13 Drie van de dertig hoofden daalden af en zij kwamen in de oogsttijd bij David, in de spelonk van Adullam. Een troep Filistijnen had zich in het dal van de Refaïeten gelegerd.    14 David verbleef toen in de rotsvesting en er was een legereenheid van de Filistijnen in Betlehem. 15 David kreeg dorst en zei: “Wie zal mij water te drinken geven uit de bron van Betlehem die zich bij de poort bevindt?” 16 Toen braken die drie helden door het legerkamp van de Filistijnen heen en putten water uit de bron van Betlehem, die zich bij de poort bevond. Zij droegen het met zich mee en kwamen bij David, maar hij wilde het niet drinken en goot het uit voor de HEERE.    17 Hij zei: “Het is uitgesloten, HEERE, dat ik dit zou doen. Zou ik het bloed drinken van de mannen die daar met gevaar voor eigen leven zijn heengegaan?” En hij wilde het niet drinken. Dit deden de drie helden.   
18 Abisai, de broer van Joab, de zoon van Zeruja, was het hoofd van de officieren. Hij ging met zijn speer tekeer tegen driehonderd man en doorboorde hen. Hij maakte naam onder de drie.      19 Was hij niet de roemrijkste van de drie? Daarom was hij hun overste. Maar hij kwam niet zover als de eerste drie.   

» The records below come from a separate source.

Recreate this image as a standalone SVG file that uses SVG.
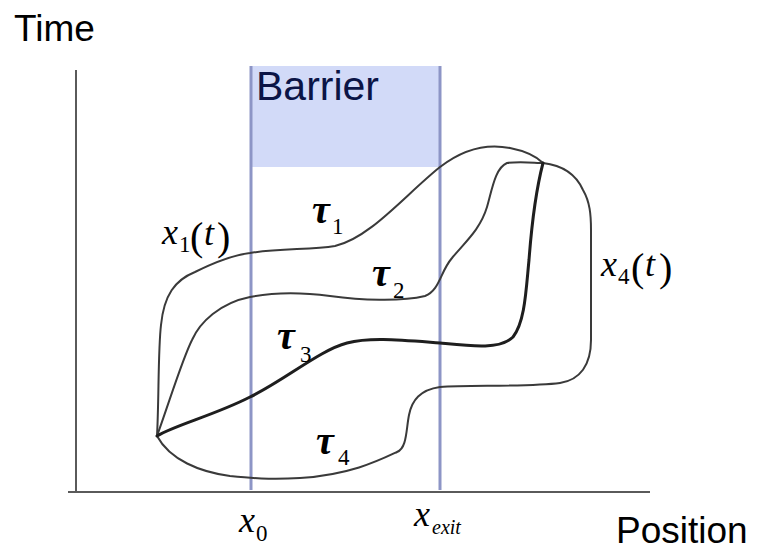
<svg xmlns="http://www.w3.org/2000/svg" width="763" height="552" viewBox="0 0 763 552">
<style>
.lbl{font-family:"Liberation Sans",Arial,sans-serif;font-size:37px;fill:#000}
.bar{font-family:"Liberation Sans",Arial,sans-serif;font-size:41px;fill:#0b1446}
.m{font-family:"Liberation Serif","Times New Roman",serif;fill:#000;font-size:36px}
.mi{font-style:italic}
.tau{font-style:italic;font-weight:bold;font-size:40px}
.sub{font-size:23px;font-style:normal;font-weight:normal}
.par{font-size:40px;font-style:normal}
.axis{stroke:#5a5a5a;stroke-width:2;fill:none}
.bline{stroke:#8d95c6;stroke-width:3;fill:none}
.traj{stroke:#3a3a3a;stroke-width:2;fill:none;stroke-linecap:round;stroke-linejoin:round}
.thick{stroke:#1e1e1e;stroke-width:3}
</style>
<rect width="763" height="552" fill="#fff"/>
<g id="barrier">
  <rect x="251" y="66" width="189" height="101" fill="#d2daf8"/>
  <line class="bline" x1="251" y1="66" x2="251" y2="490"/>
  <line class="bline" x1="440" y1="66" x2="440" y2="490"/>
  <text class="bar" x="256" y="100">Barrier</text>
</g>
<g id="axes">
  <line class="axis" x1="76" y1="70" x2="76" y2="492"/>
  <line class="axis" x1="68" y1="492" x2="650" y2="492"/>
  <text class="lbl" x="14" y="41">Time</text>
  <text class="lbl" x="616" y="543">Position</text>
</g>
<g id="connectors">
  <path id="traj1" class="traj" d="M157,436 C159,400 158,350 161,325 C164,295 175,280 195,272 C215,262 235,255 250,253 C280,248 310,250 335,246 C370,238 405,195 440,167 C462,150 485,143 510,148 C525,151 537,157 543,163"/>
  <path id="traj4" class="traj" d="M543,163 C560,165 575,172 583,190 C590,202 591,215 591,230 L591,340 C591,365 580,380 560,383 C530,387 470,385 440,387 C420,390 412,400 409,415 C406,430 407,448 397,452 C380,460 350,475 300,478 C270,480 250,478 230,476 C200,472 170,460 157,436"/>
  <path id="traj2" class="traj" d="M157,436 C170,400 182,360 192,340 C200,322 220,303 250,297 C275,292 300,292 330,296 C360,300 400,302 425,296 C440,290 440,272 452,258 C465,242 480,230 487,207 C492,190 495,168 507,163 C520,161 535,163 543,163"/>
  <path id="traj3" class="traj thick" d="M157,436 C175,425 215,415 250,397 C285,380 320,350 347,343 C370,337 400,340 440,343 C470,346 500,350 513,337 C525,322 526,290 529,260 C532,220 536,190 543,163"/>
</g>
<g id="label-x1">
  <text class="m"><tspan class="mi" x="162" y="244">x</tspan><tspan class="sub" x="179" y="252">1</tspan><tspan class="par" x="190" y="250">(</tspan><tspan class="mi" x="204" y="245">t</tspan><tspan class="par" x="217" y="250">)</tspan></text>
</g>
<g id="label-x4">
  <text class="m"><tspan class="mi" x="601" y="276">x</tspan><tspan class="sub" x="618" y="284">4</tspan><tspan class="par" x="631" y="281">(</tspan><tspan class="mi" x="645" y="276">t</tspan><tspan class="par" x="659" y="281">)</tspan></text>
</g>
<g id="label-tau1"><text class="m"><tspan class="tau" x="312" y="223">τ</tspan><tspan class="sub" x="332" y="234">1</tspan></text></g>
<g id="label-tau2"><text class="m"><tspan class="tau" x="372" y="286">τ</tspan><tspan class="sub" x="393" y="298">2</tspan></text></g>
<g id="label-tau3"><text class="m"><tspan class="tau" x="277" y="349">τ</tspan><tspan class="sub" x="300" y="362">3</tspan></text></g>
<g id="label-tau4"><text class="m"><tspan class="tau" x="316" y="454">τ</tspan><tspan class="sub" x="338" y="465">4</tspan></text></g>
<g id="label-x0"><text class="m"><tspan class="mi" x="239" y="532">x</tspan><tspan class="sub" x="256" y="541">0</tspan></text></g>
<g id="label-xexit"><text class="m"><tspan class="mi" x="414" y="526">x</tspan><tspan class="mi" x="432" y="534" font-size="20">exit</tspan></text></g>
</svg>
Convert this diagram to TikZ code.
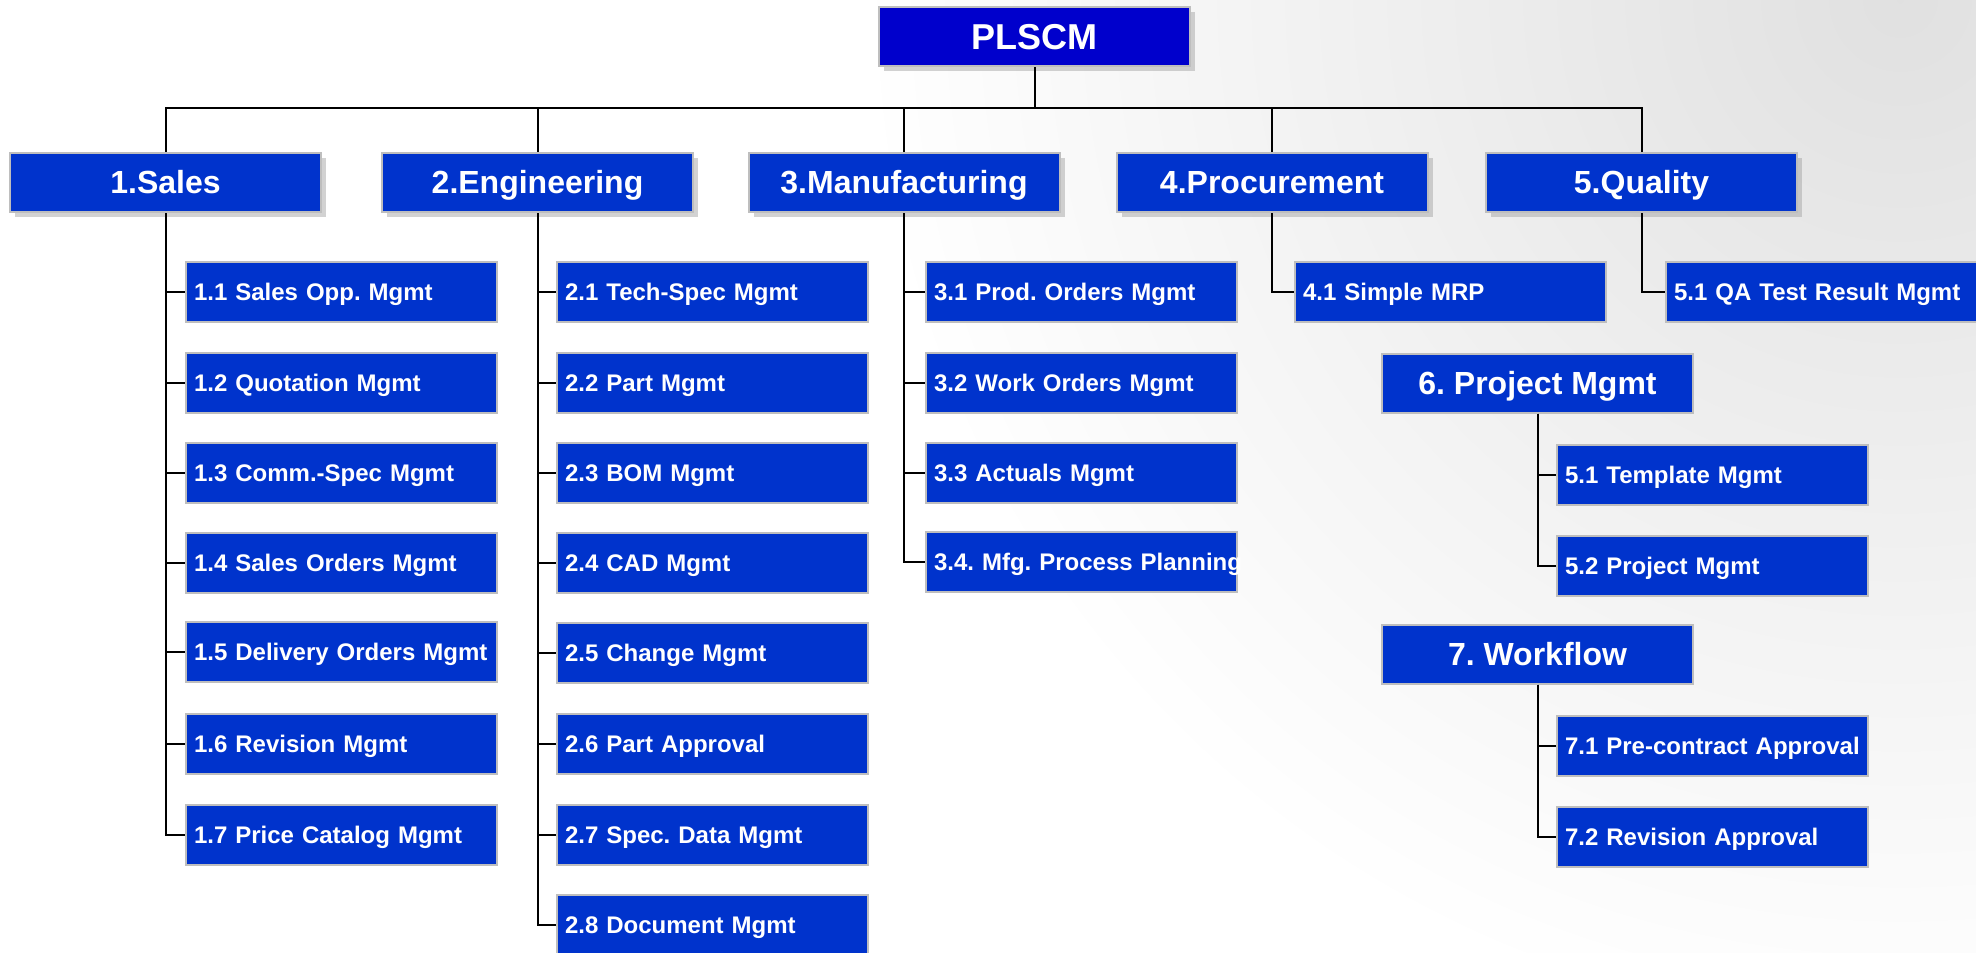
\documentclass[tikz,border=0pt]{standalone}
\usepackage{fontspec}
\setmainfont{Liberation Sans}
\frenchspacing
\usetikzlibrary{shadows}
\definecolor{rootblue}{RGB}{0,0,204}
\definecolor{boxblue}{RGB}{0,51,204}
\definecolor{edgegray}{RGB}{190,190,190}

\begin{document}
\begin{tikzpicture}[x=0.5pt, y=-0.5pt]
    % Define the styles for the boxes
    \tikzset{base/.style={rectangle, draw=edgegray, line width=1pt, text=white, inner xsep=4pt, text depth=0pt}}
    \tikzset{root/.style={base, fill=rootblue, minimum width=155.5pt, minimum height=29.5pt, font=\bfseries\fontsize{18}{20}\selectfont, text height=12.6pt,
        drop shadow={shadow xshift=2.5pt, shadow yshift=-2.5pt, fill=gray!70, opacity=.5}}}
    \tikzset{module/.style={base, fill=boxblue, minimum width=155.5pt, minimum height=29.5pt, font=\bfseries\fontsize{16}{18}\selectfont, text height=11pt}}
    \tikzset{topmodule/.style={module, drop shadow={shadow xshift=2.5pt, shadow yshift=-2.5pt, fill=gray!70, opacity=.5}}}
    \tikzset{task/.style={base, fill=boxblue, anchor=west, minimum height=30pt, text width=147.5pt, align=left, font=\bfseries\fontsize{12}{14}\selectfont, text height=8.6pt}}
    \tikzset{line/.style={draw, line width=1pt}}

    % Background
    \useasboundingbox (0,0) rectangle (1976,953);
    \fill[white] (0,0) rectangle (1976,953);
    \begin{scope}
        \clip (0,0) rectangle (1976,953);
        \shade[inner color=black!12, outer color=white] (1900,0) circle [radius=520pt];
    \end{scope}

    % Root and the five main modules
    \node[root] (plscm) at (1034.5,36.5) {PLSCM};
    \node[topmodule] (sales) at (165.5,182.5) {1.Sales};
    \node[topmodule] (eng) at (537.5,182.5) {2.Engineering};
    \node[topmodule] (mfg) at (904,182.5) {3.Manufacturing};
    \node[topmodule] (proc) at (1272,182.5) {4.Procurement};
    \node[topmodule] (qual) at (1641.5,182.5) {5.Quality};

    \coordinate (bus) at (1034.5,108);
    \draw[line] (plscm.south) -- (bus);
    \draw[line] (bus) -| (sales.north);
    \draw[line] (bus) -| (eng.north);
    \draw[line] (bus) -| (mfg.north);
    \draw[line] (bus) -| (proc.north);
    \draw[line] (bus) -| (qual.north);

    % Sales tasks
    \node[task] (s1) at (185,292) {1.1 Sales Opp. Mgmt};
    \node[task] (s2) at (185,382.5) {1.2 Quotation Mgmt};
    \node[task] (s3) at (185,473) {1.3 Comm.-Spec Mgmt};
    \node[task] (s4) at (185,563) {1.4 Sales Orders Mgmt};
    \node[task] (s5) at (185,652) {1.5 Delivery Orders Mgmt};
    \node[task] (s6) at (185,744) {1.6 Revision Mgmt};
    \node[task] (s7) at (185,835) {1.7 Price Catalog Mgmt};

    % Engineering tasks
    \node[task] (e1) at (556,292) {2.1 Tech-Spec Mgmt};
    \node[task] (e2) at (556,382.5) {2.2 Part Mgmt};
    \node[task] (e3) at (556,473) {2.3 BOM Mgmt};
    \node[task] (e4) at (556,563) {2.4 CAD Mgmt};
    \node[task] (e5) at (556,653) {2.5 Change Mgmt};
    \node[task] (e6) at (556,744) {2.6 Part Approval};
    \node[task] (e7) at (556,835) {2.7 Spec. Data Mgmt};
    \node[task] (e8) at (556,925) {2.8 Document Mgmt};

    % Manufacturing tasks
    \node[task] (m1) at (925,292) {3.1 Prod. Orders Mgmt};
    \node[task] (m2) at (925,382.5) {3.2 Work Orders Mgmt};
    \node[task] (m3) at (925,473) {3.3 Actuals Mgmt};
    \node[task] (m4) at (925,562) {\mbox{3.4. Mfg. Process Planning}};

    % Procurement and quality tasks
    \node[task] (p1) at (1294,292) {4.1 Simple MRP};
    \node[task] (q1) at (1665,292) {5.1 QA Test Result Mgmt};

    % Project and workflow modules
    \node[module] (proj) at (1537.5,383) {6. Project Mgmt};
    \node[task] (j1) at (1556,475) {5.1 Template Mgmt};
    \node[task] (j2) at (1556,566) {5.2 Project Mgmt};

    \node[module] (wf) at (1537.5,654) {7. Workflow};
    \node[task] (w1) at (1556,746) {7.1 Pre-contract Approval};
    \node[task] (w2) at (1556,837) {7.2 Revision Approval};

    % Connectors to the tasks
    \foreach \t in {s1,s2,s3,s4,s5,s6,s7} \draw[line] (sales.south) |- (\t.west);
    \foreach \t in {e1,e2,e3,e4,e5,e6,e7,e8} \draw[line] (eng.south) |- (\t.west);
    \foreach \t in {m1,m2,m3,m4} \draw[line] (mfg.south) |- (\t.west);
    \draw[line] (proc.south) |- (p1.west);
    \draw[line] (qual.south) |- (q1.west);
    \draw[line] (proj.south) |- (j1.west);
    \draw[line] (proj.south) |- (j2.west);
    \draw[line] (wf.south) |- (w1.west);
    \draw[line] (wf.south) |- (w2.west);
\end{tikzpicture}
\end{document}
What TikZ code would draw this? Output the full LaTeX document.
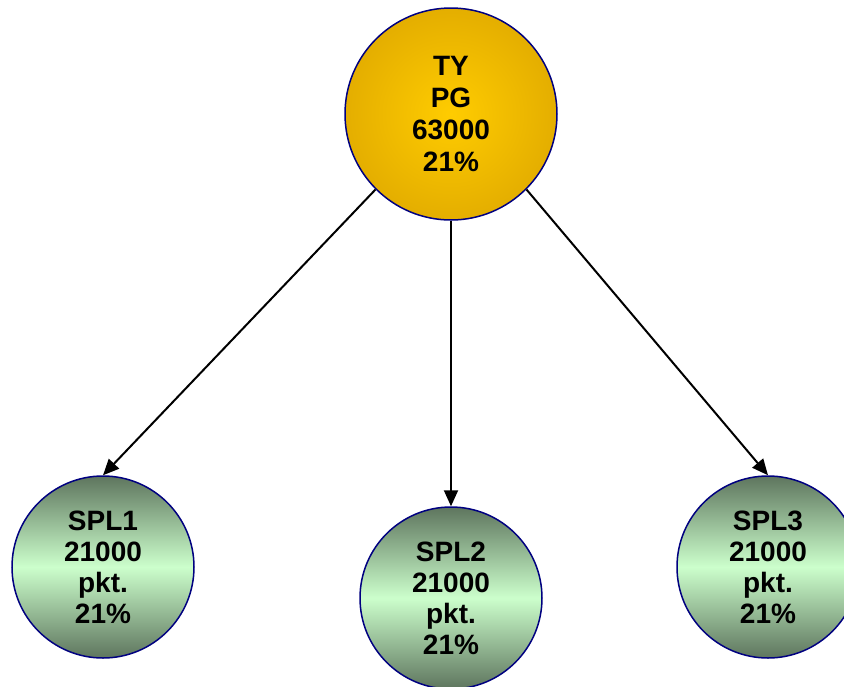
\documentclass[tikz,border=0pt]{standalone}
\usepackage{fontspec}
\setmainfont{Liberation Sans}
\usepackage{tikz}
\usetikzlibrary{arrows.meta}
\usetikzlibrary{shapes}

\definecolor{gold}{RGB}{255,204,0}
\definecolor{darkgold}{RGB}{228,174,0}
\definecolor{lightgreen}{RGB}{204,255,204}
\definecolor{darkgreen}{RGB}{94,117,94}
\definecolor{rim}{RGB}{0,0,128}

\begin{document}
\begin{tikzpicture}[x=1pt,y=-1pt,
  root/.style={circle,draw=rim,line width=1.5pt,minimum size=212pt,inner sep=0pt,
    inner color=gold,outer color=darkgold,align=center,
    font=\bfseries\fontsize{28}{32}\selectfont},
  leaf/.style={circle,draw=rim,line width=1.5pt,minimum size=182pt,inner sep=0pt,
    top color=darkgreen,bottom color=darkgreen,middle color=lightgreen,align=center,
    font=\bfseries\fontsize{28}{31}\selectfont},
  link/.style={line width=2pt,-{Triangle[length=16pt,width=14pt]}}]
 \useasboundingbox (0,0) rectangle (844,686);
 \node[root] (ty) at (451,114) {TY\\PG\\63000\\21\%};
 \node[leaf] (spl1) at (103,567) {SPL1\\21000\\pkt.\\21\%};
 \node[leaf] (spl2) at (451,598) {SPL2\\21000\\pkt.\\21\%};
 \node[leaf] (spl3) at (768,567) {SPL3\\21000\\pkt.\\21\%};
 \draw[link] (ty.225) -- (spl1.north);
 \draw[link] (ty.south) -- (spl2.north);
 \draw[link] (ty.-45) -- (spl3.north);
\end{tikzpicture}
\end{document}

20 Verder Benaja, de zoon van Jehojada, de zoon van een strijdbaar man, groot van daden, uit Kabzeël. Hij versloeg twee sterke leeuwen uit Moab. Ook daalde hij eens af en sloeg een leeuw dood onder in een waterput op een dag dat het sneeuwde.      21 Hij versloeg ook een Egyptische man, een indrukwekkende man. De Egyptenaar had een speer in de hand. Hij daalde naar hem af met een stok, rukte de speer uit de hand van de Egyptenaar en doodde hem met zijn eigen speer.    22 Deze dingen deed Benaja, de zoon van Jehojada. Daarom maakte hij naam onder de drie helden.    23 Hij was de roemrijkste van de dertig, maar hij kwam niet zover als de eerste drie. David voegde hem toe aan de kring van zijn getrouwen.   
 
24 Asaël, de broer van Joab, behoorde bij de dertig;
 
Elhanan, de zoon van Dodo, uit Betlehem;   
25 Samma, de Harodiet;
Elika, de Harodiet;   
26 Helez, de Paltiet;
Ira, de zoon van Ikes, de Tekoïet;
27 Abiëzer, de Anatotiet;
Mebunnai, de Husatiet;
28 Zalmon, de Ahohiet;
Maharai, de Netofatiet;
29 Heleb, de zoon van Baëna, de Netofatiet;
Ittai, de zoon van Ribai,
uit Gibea uit de zonen Benjamin;
30 Benaja, de Piratoniet;
Hiddai, uit de beekdalen van Gaäs;
31 Abi-Albon, de Arbatiet;
Azmavet, de Barhumiet;
32 Eljachba, de Saälboniet;
van de zonen van Jazen, alleen Jonatan;   
33 Samma, de Harariet;
Ahiam, de zoon van Sarar, de Harariet;   
34 Elifelet, de zoon van Ahasbai, de zoon van de Maächatiet;
Eliam, de zoon van Achitofel, de Giloniet;   
35 Hezrai, de Karmeliet;
Paërai, de Arbiet;
36 Jigeal, de zoon van Natan uit Zoba;
Bani, de Gadiet;
37 Zelek, de Ammoniet;
Naharai, de Beërotiet,
de wapendrager van Joab de zoon van Zeruja;
38 Ira, de Jitriet;
Gareb, de Jitriet;
39 Uria, de Hethiet, alles bij elkaar zevenendertig man.